Dari argumentasi tersebut, dapat dikatakan
bahwa tanpa pembaruan pemahaman, doktrin keagamaan pada era tertentu akan
membeku dan bisa kehilangan relevansinya. Penyegaran itu perlu untuk mencari
relevansi pemahaman ajaran kitab suci dengan tantangan zaman dan gesekan antar
berbagai tradisi keagamaan dalam era globalisasi. Dari studi historis–empiris
terhadap fenomena keagamaan, terindikasi bahwa agama juga sarat dengan berbagai
kepentingan yang menempel dalam ajaran dan batang tubuh ilmu keagamaan itu
sendiri.
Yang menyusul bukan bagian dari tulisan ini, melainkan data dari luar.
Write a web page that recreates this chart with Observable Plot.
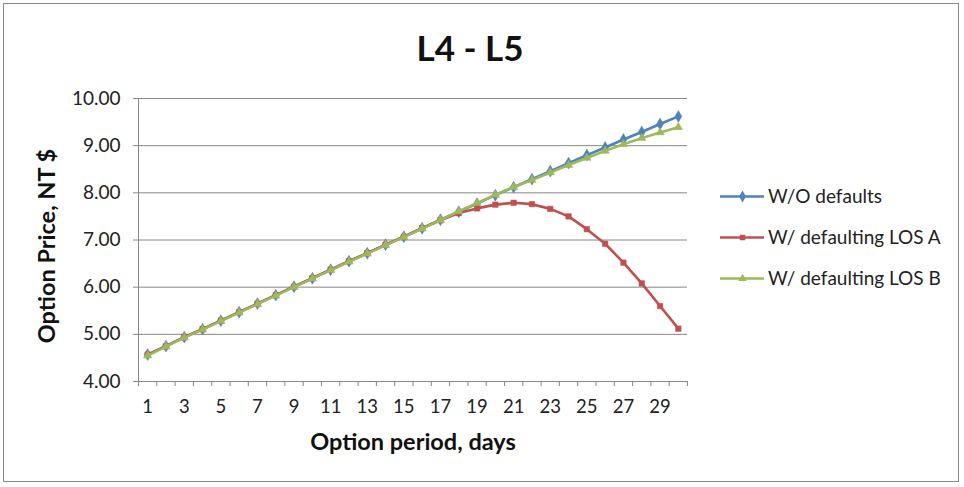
<!DOCTYPE html>
<html><head><meta charset="utf-8">
<script src="https://cdn.jsdelivr.net/npm/d3@7"></script>
<script src="https://cdn.jsdelivr.net/npm/@observablehq/plot@0.6"></script>
<style>
body{margin:0;background:#fff;font-family:Lato,"Open Sans",sans-serif;}
#wrap{position:relative;width:964px;height:487px;overflow:hidden;}
#frame{position:absolute;left:3px;top:3px;width:954px;height:477px;border:1px solid #8a8a8a;}
#title{position:absolute;left:370px;width:200px;top:25px;text-align:center;font-weight:bold;font-size:35px;color:#111;line-height:44px;}
#xtitle{position:absolute;left:213px;width:400px;top:427px;text-align:center;font-weight:bold;font-size:23.5px;color:#111;line-height:28px;}
#ytitle{position:absolute;left:46px;top:246px;transform:translate(-50%,-50%) rotate(-90deg);white-space:nowrap;font-weight:bold;font-size:23.5px;color:#111;line-height:28px;}
#plot{position:absolute;left:0;top:80px;}
#legend{position:absolute;left:720px;top:175px;font-size:19px;color:#222;}
.li{display:flex;align-items:center;height:41px;}
.li svg{margin-right:4px;}
</style></head>
<body>
<div id="wrap">
  <div id="frame"></div>
  <div id="title">L4 - L5</div>
  <div id="plot"></div>
  <div id="ytitle">Option Price, NT $</div>
  <div id="xtitle">Option period, days</div>
  <div id="legend"></div>
</div>
<script>
const days = d3.range(1, 31);
const woDefaults = [4.57,4.75,4.94,5.11,5.29,5.47,5.65,5.83,6.01,6.19,6.37,6.55,6.72,6.90,7.07,7.25,7.43,7.60,7.77,7.95,8.12,8.29,8.46,8.63,8.80,8.96,9.13,9.29,9.46,9.62];
const losA = [4.57,4.75,4.94,5.11,5.29,5.47,5.65,5.83,6.01,6.19,6.37,6.55,6.72,6.90,7.07,7.25,7.42,7.57,7.67,7.75,7.79,7.76,7.66,7.50,7.23,6.92,6.52,6.08,5.60,5.12];
const losB = [4.55,4.74,4.93,5.10,5.28,5.46,5.64,5.82,6.00,6.18,6.36,6.54,6.71,6.89,7.06,7.24,7.42,7.61,7.78,7.96,8.12,8.27,8.43,8.59,8.74,8.89,9.03,9.16,9.28,9.39];
const seriesNames = ["W/O defaults","W/ defaulting LOS A","W/ defaulting LOS B"];
const colors = ["#4F81BD","#C0504D","#9BBB59"];
const symbols = ["diamond","square","triangle"];
const yTicks = [4,5,6,7,8,9,10];
const xLabels = d3.range(1, 30, 2);

const seriesVals = [woDefaults, losA, losB];
const data = [];
seriesVals.forEach((vals, s) => vals.forEach((v, i) => data.push({series: seriesNames[s], day: days[i], value: v})));

const marks = [
  Plot.gridY(yTicks, {stroke: "#868686", strokeOpacity: 1}),
  Plot.axisY(yTicks, {tickFormat: d3.format(".2f"), tickSize: 5, tickPadding: 13, fontSize: 19, stroke: "#868686", fill: "#222", label: null}),
  Plot.axisX(d3.range(0.5, 31, 1), {tickFormat: () => "", tickSize: 5, stroke: "#868686", label: null}),
  Plot.axisX(xLabels, {tickSize: 0, tickPadding: 18, fontSize: 18.5, fill: "#222", label: null}),
  Plot.ruleX([0.5], {y1: 4, y2: 10, stroke: "#868686"}),
  Plot.ruleY([4], {stroke: "#868686"})
];
seriesNames.forEach((name, s) => {
  const d = data.filter(r => r.series === name);
  marks.push(Plot.line(d, {x: "day", y: "value", stroke: colors[s], strokeWidth: 2.6}));
  marks.push(Plot.dot(d, {x: "day", y: "value", fill: colors[s], symbol: symbols[s], r: s === 0 ? 3.6 : 3.1, stroke: colors[s], strokeWidth: 0.5}));
});

const chart = Plot.plot({
  width: 700, height: 380,
  marginLeft: 138, marginRight: 13, marginTop: 18, marginBottom: 79,
  x: {type: "linear", domain: [0.5, 30.5]},
  y: {domain: [4, 10]},
  style: {fontFamily: "Lato, 'Open Sans', sans-serif", background: "transparent"},
  marks
});
document.getElementById("plot").appendChild(chart);

const leg = document.getElementById("legend");
seriesNames.forEach((name, s) => {
  const row = document.createElement("div");
  row.className = "li";
  const sw = Plot.plot({
    width: 44, height: 14, margin: 0,
    x: {domain: [0, 1], axis: null}, y: {domain: [0, 1], axis: null},
    style: {background: "transparent"},
    marks: [
      Plot.ruleY([0.5], {x1: 0, x2: 1, stroke: colors[s], strokeWidth: 2.6}),
      Plot.dot([{x: 0.5, y: 0.5}], {x: "x", y: "y", fill: colors[s], symbol: symbols[s], r: s === 0 ? 3.6 : 3.1})
    ]
  });
  row.appendChild(sw);
  const t = document.createElement("span");
  t.textContent = name;
  row.appendChild(t);
  leg.appendChild(row);
});
</script>
</body></html>
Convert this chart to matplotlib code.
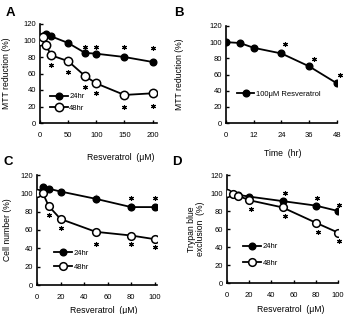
import numpy as np
import matplotlib
matplotlib.use("Agg")
import matplotlib.pyplot as plt

plt.rcParams['font.family'] = ['Liberation Sans', 'DejaVu Sans']

# panel A: MTT vs resveratrol dose
a_dose = [0, 5, 10, 20, 50, 80, 100, 150, 200]
a_24 = [100, 106, 108, 105, 97, 85, 84, 80, 74]
a_48 = [100, 104, 95, 82, 75, 57, 48, 34, 36]
a_star_x = [80, 100, 150, 200, 20, 50, 80, 100, 150, 200]
a_star_y = [92, 92, 92, 91, 70, 62, 44, 36, 19, 21]

# panel B: MTT vs time at 100 uM
b_time = [0, 6, 12, 24, 36, 48]
b_val = [100, 99, 93, 86, 70, 49]
b_star_x = [25.5, 38, 49.5]
b_star_y = [98, 79, 59]

# panel C: cell number
c_dose = [0, 5, 10, 20, 50, 80, 100]
c_24 = [100, 107, 105, 102, 94, 85, 85]
c_48 = [100, 100, 86, 72, 58, 54, 50]
c_24_err = [0, 3, 3, 2, 5, 4, 3]
c_star_x = [80, 100, 10, 20, 50, 80, 100]
c_star_y = [95, 95, 76, 62, 45, 45, 41]

# panel D: trypan blue exclusion
d_dose_24 = [0, 5, 10, 20, 50, 80, 100]
d_24 = [100, 99, 98, 96, 91, 86, 80]
d_dose_48 = [0, 5, 10, 20, 50, 80, 100]
d_48 = [100, 99, 97, 92, 84, 67, 56]
d_star_x = [52, 81, 101, 22, 52, 82, 101]
d_star_y = [100, 94, 87, 82, 74, 57, 47]

W, H = 346, 314
fig = plt.figure(figsize=(W / 100, H / 100), dpi=100)


def px_axes(l, r, t, b):
    return fig.add_axes([l / W, 1 - b / H, (r - l) / W, (b - t) / H])


def style(ax, xlim, xticks):
    ax.set_xlim(*xlim)
    ax.set_ylim(0, 120)
    ax.set_xticks(xticks)
    ax.set_yticks(range(0, 121, 20))
    for s in ['top', 'right']:
        ax.spines[s].set_visible(False)
    for s in ['left', 'bottom']:
        ax.spines[s].set_linewidth(1.2)
    ax.tick_params(direction='in', length=2.5, width=1, labelsize=5.5)
    ax.tick_params(axis='x', pad=6.5)
    ax.tick_params(axis='y', pad=3)


def filled(ax, x, y, label):
    ax.plot(x, y, '-o', color='black', lw=1.3, ms=4.8, label=label, zorder=3)


def hollow(ax, x, y, label, ms=5.5):
    ax.plot(x, y, '-o', color='black', lw=1.3, ms=ms, mfc='white', mew=1.1,
            label=label, zorder=4)


def stars(ax, x, y):
    ax.plot(x, y, ls='none', marker=(6, 2, 0), color='black', ms=3.5, mew=0.8,
            zorder=5, clip_on=False)


lab_fs = 6.2

# A
axA = px_axes(40, 157, 24, 123)
style(axA, (0, 208), [0, 50, 100, 150, 200])
filled(axA, a_dose, a_24, '24hr')
hollow(axA, a_dose, a_48, '48hr', ms=6)
stars(axA, a_star_x, a_star_y)
axA.set_ylabel('MTT reduction (%)', fontsize=lab_fs)
axA.yaxis.set_label_coords(-0.25, 0.5)
axA.set_xlabel('Resveratrol  (μM)', fontsize=lab_fs)
axA.xaxis.set_label_coords(0.69, -0.3)
axA.legend(loc='lower left', bbox_to_anchor=(0.06, 0.08), frameon=False,
           fontsize=5.5, handlelength=2.3, handletextpad=0.2,
           labelspacing=0.55, borderaxespad=0, numpoints=1)

# B
axB = px_axes(226, 337, 26, 123)
style(axB, (0, 48), [0, 12, 24, 36, 48])
filled(axB, b_time, b_val, '100μM Resveratrol')
stars(axB, b_star_x, b_star_y)
axB.set_ylabel('MTT reduction (%)', fontsize=lab_fs)
axB.yaxis.set_label_coords(-0.38, 0.5)
axB.set_xlabel('Time  (hr)', fontsize=lab_fs)
axB.xaxis.set_label_coords(0.51, -0.27)
axB.legend(loc='lower left', bbox_to_anchor=(0.07, 0.23), frameon=False,
           fontsize=5.5, handlelength=2.3, handletextpad=0.2,
           borderaxespad=0, numpoints=1)

# C
axC = px_axes(37, 157, 175, 285)
style(axC, (0, 102), [0, 20, 40, 60, 80, 100])
axC.errorbar(c_dose, c_24, yerr=c_24_err, fmt='none', ecolor='#bbbbbb',
             elinewidth=0.8, capsize=0, zorder=2)
filled(axC, c_dose, c_24, '24hr')
hollow(axC, c_dose, c_48, '48hr')
stars(axC, c_star_x, c_star_y)
axC.set_ylabel('Cell number (%)', fontsize=lab_fs)
axC.yaxis.set_label_coords(-0.21, 0.5)
axC.set_xlabel('Resveratrol  (μM)', fontsize=lab_fs)
axC.xaxis.set_label_coords(0.56, -0.19)
axC.legend(loc='lower left', bbox_to_anchor=(0.12, 0.1), frameon=False,
           fontsize=5.5, handlelength=2.3, handletextpad=0.2,
           labelspacing=0.9, borderaxespad=0, numpoints=1)

# D
axD = px_axes(227, 338, 175, 283)
style(axD, (0, 100), [0, 20, 40, 60, 80, 100])
filled(axD, d_dose_24, d_24, '24hr')
hollow(axD, d_dose_48, d_48, '48hr')
stars(axD, d_star_x, d_star_y)
axD.set_ylabel('Trypan blue\nexclusion  (%)', fontsize=lab_fs, linespacing=1.0)
axD.yaxis.set_label_coords(-0.2, 0.5)
axD.set_xlabel('Resveratrol  (μM)', fontsize=lab_fs)
axD.xaxis.set_label_coords(0.57, -0.205)
axD.legend(loc='lower left', bbox_to_anchor=(0.12, 0.12), frameon=False,
           fontsize=5.5, handlelength=2.3, handletextpad=0.2,
           labelspacing=1.2, borderaxespad=0, numpoints=1)

for lab, x, y in [('A', 10, 13), ('B', 179, 13), ('C', 8, 162), ('D', 177, 162)]:
    fig.text(x / W, 1 - y / H, lab, fontsize=9.5, fontweight='bold',
             ha='center', va='center')

fig.savefig('out.png', dpi=100)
Campur aduk dan berkait kelindannya agama dengan berbagai kepentingan
sosial kemasyarakatan pada level historis–empiris merupakan salah satu
persoalan keagamaan kentemporer yang paling rumit untuk dipersoalkan[7].
Dalam konteks inilah, kiranya umat Islam
harus selalu berupaya menggali dasar-dasar dalam doktrin Islam sebagai landasan
memecahkan setiap dilema historis-empiris yang terjadi. Dengan cara pembaruan,
atau lebih konkritnya upaya interpretasi teks-teks kitab suci, akan menjadikan
Islam selalu sesuai selera zaman dan tidak usang tertutupi perkembangan. Memperbincangkan
gerakan pemaruan Islam di Indonesia tidak bisa dilepaskan dari sosok Nurcholis
Madjid Nurkarena ia adalah tokoh sekaligus pemain utamanya. Tentunya Nurcholis
Madjid tak sendiri. Ada banyak tokoh yang seangkatan dengannya yang ikut serta
dalam gerakan pembaruan Islam seperti, M. Dawam Rahardjo, Amin Rais, Gus Dur,
Jalaluddin Rahmat dan tentunya masih banyak lagi.
Nurcholis Madjid adalah pemikir Islam yang
mempunyai pengatuh kuat dan luas dalam sejarah intelektualisme Islam Indoneia.
Pemikirannya membawa dampak yang amat luas dalam kehidupan keagamaan Islam, dan
lebih dari itu ia bahkan menjadi rujukan serta kiblat kaum intelektual Muslim
Indonesia. Salah satu bukti betapa kuatnya pengaruh Nurcholis Madjid, ialah ia
berhasil mengembangkan wacana intelektual dikalangan masyarakat Islam secara
modern, terbuka, egaliter, dan demokratis.